Actors in Westworld have gotten a little digital help.
Westworld takes place in a twisted theme park populated by incredibly lifelike androids and presided over by their morally compromised human creators. It can be hard to tell which characters fall into which categories until something breaks, which is where the computers come in. There are subtle tricks — twitches, stalls, inconsistent expressions — used to show what happens when robots perfectly designed to imitate humans malfunction and artifice can no longer obscure their nature. ...
In the first episode in which Old Bill, a first-generation robot at the park, drinks with Dr. Ford (Anthony Hopkins) [the performance] wouldn’t have been possible without significant editing.
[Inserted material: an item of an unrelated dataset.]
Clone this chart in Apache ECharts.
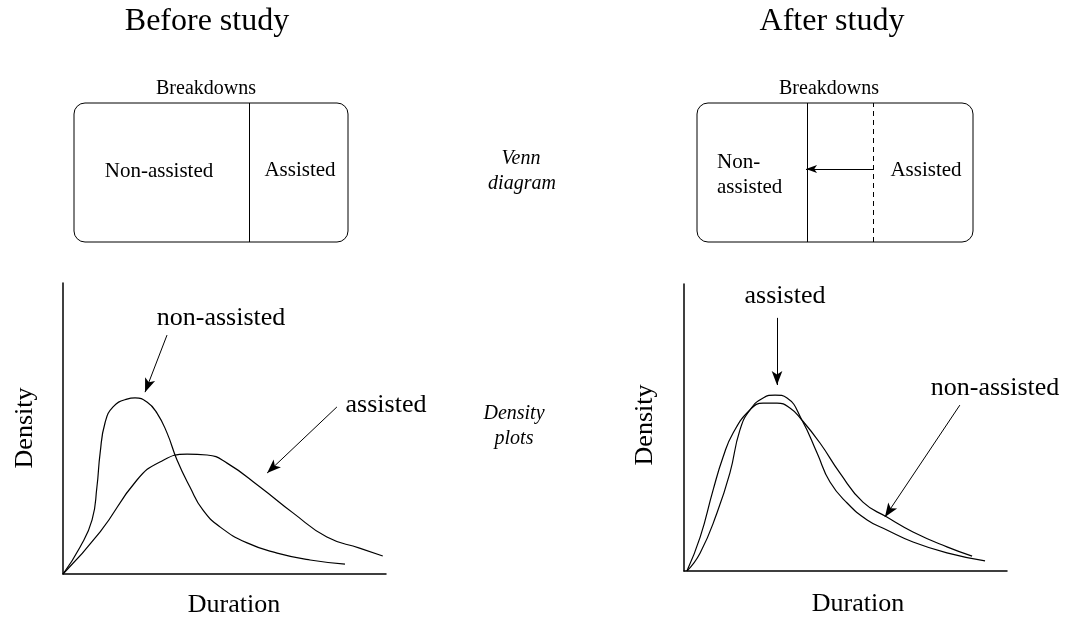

Old Bill is rickety and moves like a looped Pirate of the Caribbean at Disneyland. While actor Michael Wincott has years of experience bringing characters to life, the VFX crew had to step in to help him give a believably “fake” performance.
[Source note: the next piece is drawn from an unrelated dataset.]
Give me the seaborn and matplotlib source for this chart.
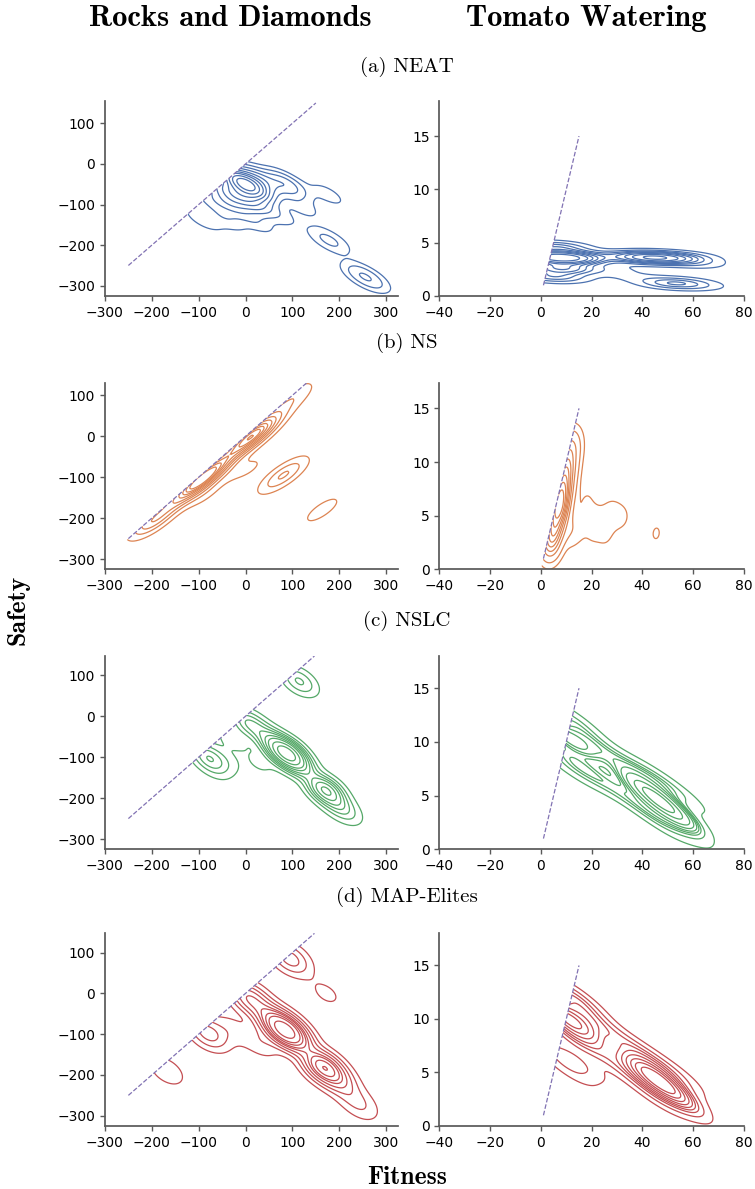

“We changed his performance entirely, but it’s really subtle,” Worth says. “We gave him these little stopping and jerking things, his eyelids and hands and arms and how he moves. ...
With the heightened reality every self-respecting big-budget screen extravaganza is expected to deliver in the current era, it's unsurprising that Westworld 2016 have moved several leagues past Westworld 1973. Did it occur to anyone to put James Brolin into the Anthony Hopkins role? Would have presented a nice echo to an earlier, simpler time.